§ **Task directions**:
Reproduce each line from the records that holds "this".

§ **Records**:

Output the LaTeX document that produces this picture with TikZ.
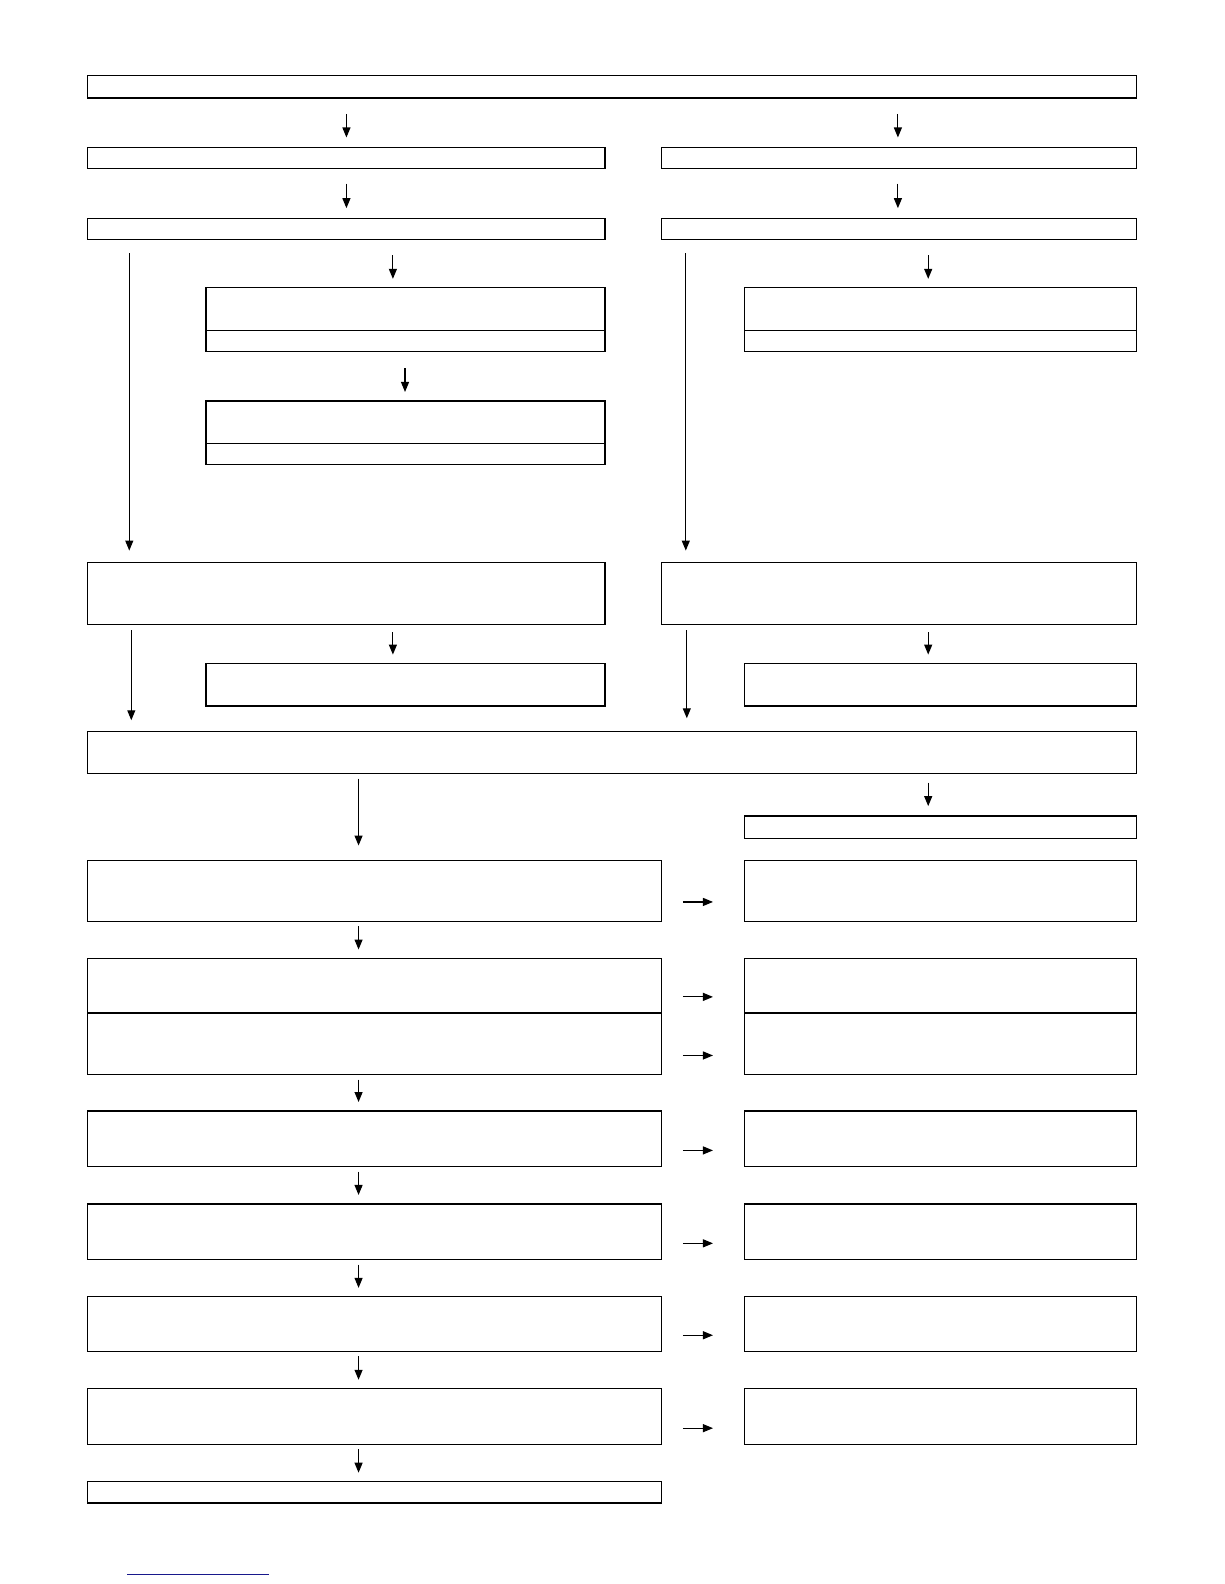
\documentclass[tikz,border=0pt]{standalone}
\usetikzlibrary{arrows.meta}

\tikzset{
  box/.style={draw, line width=0.6pt, anchor=north west, inner sep=0pt, outer sep=0pt},
  flow/.style={-{Triangle[length=5pt,width=4pt]}, line width=0.55pt},
  linkline/.style={draw=linkblue, line width=0.8pt},
}
\definecolor{linkblue}{RGB}{24,24,140}

% empty box from corner (x1,y1) to corner (x2,y2)
\newcommand{\panel}[5]{%
  \pgfmathsetmacro{\pw}{(#4-#2)*0.505}%
  \pgfmathsetmacro{\ph}{(#5-#3)*0.505}%
  \node[box, minimum width=\pw pt, minimum height=\ph pt] (#1) at (#2,#3) {};}

\begin{document}
\begin{tikzpicture}[x=0.505pt, y=-0.505pt]
            \useasboundingbox (0,0) rectangle (1212,1568.3);
            % upper part
            \panel{top}{87}{75}{1125}{97}
            \panel{l1}{87}{146}{599}{167}
            \panel{r1}{655}{146}{1125}{167}
            \panel{l2}{87}{216}{599}{237}
            \panel{r2}{655}{216}{1125}{237}
            \panel{la}{204}{285}{599}{327}
            \panel{lab}{204}{327}{599}{348}
            \panel{lb}{204}{397}{599}{439}
            \panel{lbb}{204}{439}{599}{460}
            \panel{ra}{737}{285}{1125}{327}
            \panel{rab}{737}{327}{1125}{348}
            \panel{l3}{87}{557}{599}{618}
            \panel{r3}{655}{557}{1125}{618}
            \panel{lc}{204}{657}{599}{699}
            \panel{rc}{737}{657}{1125}{699}
            \panel{mid}{87}{724}{1125}{766}
            \panel{rd}{737}{808}{1125}{830}
            % lower part
            \panel{s1}{87}{852}{655}{912}
            \panel{t1}{737}{852}{1125}{912}
            \panel{s2}{87}{949}{655}{1003}
            \panel{t2}{737}{949}{1125}{1003}
            \panel{s3}{87}{1003}{655}{1064}
            \panel{t3}{737}{1003}{1125}{1064}
            \panel{s4}{87}{1100}{655}{1155}
            \panel{t4}{737}{1100}{1125}{1155}
            \panel{s5}{87}{1192}{655}{1247}
            \panel{t5}{737}{1192}{1125}{1247}
            \panel{s6}{87}{1284}{655}{1338}
            \panel{t6}{737}{1284}{1125}{1338}
            \panel{s7}{87}{1375}{655}{1430}
            \panel{t7}{737}{1375}{1125}{1430}
            \panel{s8}{87}{1467}{655}{1488}
            % arrows, upper part
            \draw[flow, shorten <=8pt, shorten >=5pt] (top.south -| 343,0) -- (l1.north -| 343,0);
            \draw[flow, shorten <=8pt, shorten >=5pt] (top.south -| 889,0) -- (r1.north -| 889,0);
            \draw[flow, shorten <=7.5pt, shorten >=5pt] (l1.south -| 343,0) -- (l2.north -| 343,0);
            \draw[flow, shorten <=7.5pt, shorten >=5pt] (r1.south -| 889,0) -- (r2.north -| 889,0);
            \draw[flow, shorten <=8pt, shorten >=4.5pt] (l2.south -| 389,0) -- (la.north -| 389,0);
            \draw[flow, shorten <=8pt, shorten >=4.5pt] (r2.south -| 919,0) -- (ra.north -| 919,0);
            \draw[flow, shorten <=8.5pt, shorten >=4.5pt] (lab.south -| 401,0) -- (lb.north -| 401,0);
            \draw[flow, shorten <=7pt, shorten >=6pt] (l2.south -| 128,0) -- (l3.north -| 128,0);
            \draw[flow, shorten <=7pt, shorten >=6pt] (r2.south -| 679,0) -- (r3.north -| 679,0);
            \draw[flow, shorten <=4pt, shorten >=4.5pt] (l3.south -| 389,0) -- (lc.north -| 389,0);
            \draw[flow, shorten <=4pt, shorten >=4.5pt] (r3.south -| 919,0) -- (rc.north -| 919,0);
            \draw[flow, shorten <=3pt, shorten >=5.5pt] (l3.south -| 130,0) -- (mid.north -| 130,0);
            \draw[flow, shorten <=3pt, shorten >=6.5pt] (r3.south -| 680,0) -- (mid.north -| 680,0);
            \draw[flow, shorten <=2.5pt, shorten >=7.5pt] (mid.south -| 355,0) -- (s1.north -| 355,0);
            \draw[flow, shorten <=4.5pt, shorten >=5pt] (mid.south -| 919,0) -- (rd.north -| 919,0);
            % arrows, lower part
            \foreach \a/\b in {s1/s2, s3/s4, s4/s5, s5/s6, s6/s7, s7/s8}
              \draw[flow, shorten <=2.5pt, shorten >=4.5pt] (\a.south -| 355,0) -- (\b.north -| 355,0);
            \foreach \a/\b/\y in {s1/t1/893, s2/t2/987, s3/t3/1045, s4/t4/1139, s5/t5/1231, s6/t6/1322, s7/t7/1414}
              \draw[flow, shorten <=10.6pt, shorten >=15.7pt] (\a.east |- 0,\y) -- (\b.west |- 0,\y);
            % underline at the foot of the page
            \draw[linkline] (126,1559) -- (266,1559);
\end{tikzpicture}
\end{document}
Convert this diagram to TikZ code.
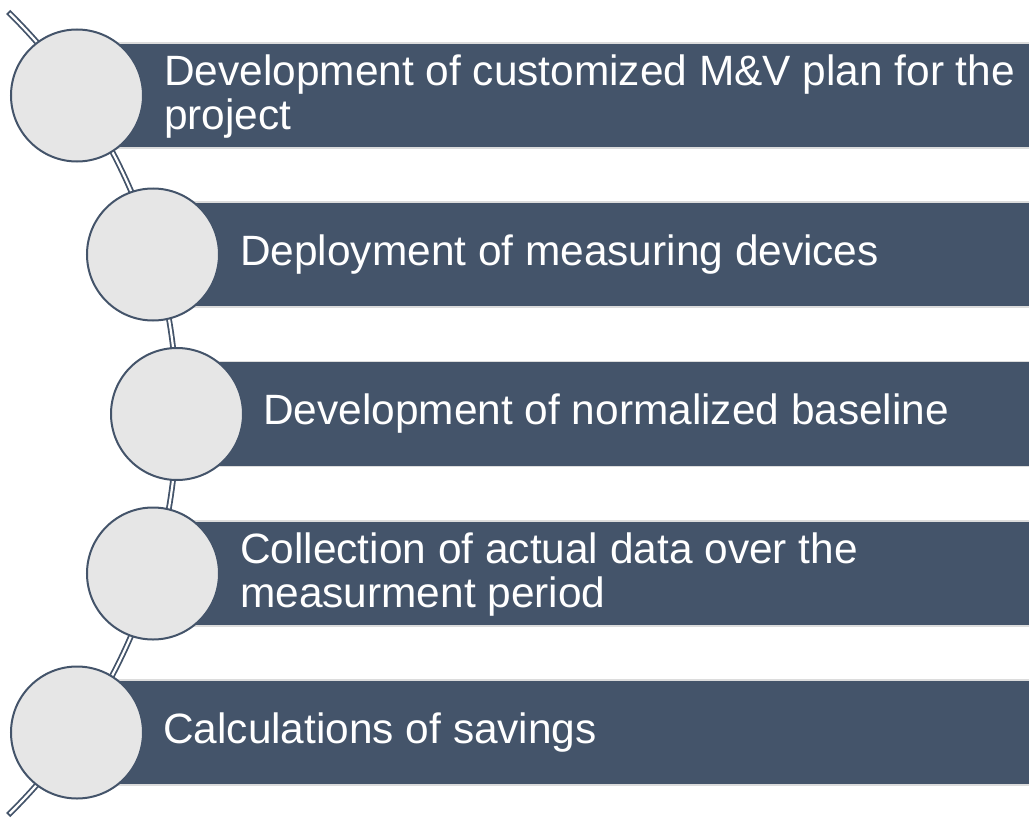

§ **Complete answer**:
Output the LaTeX document that produces this picture with TikZ.
Convert this diagram to TikZ code.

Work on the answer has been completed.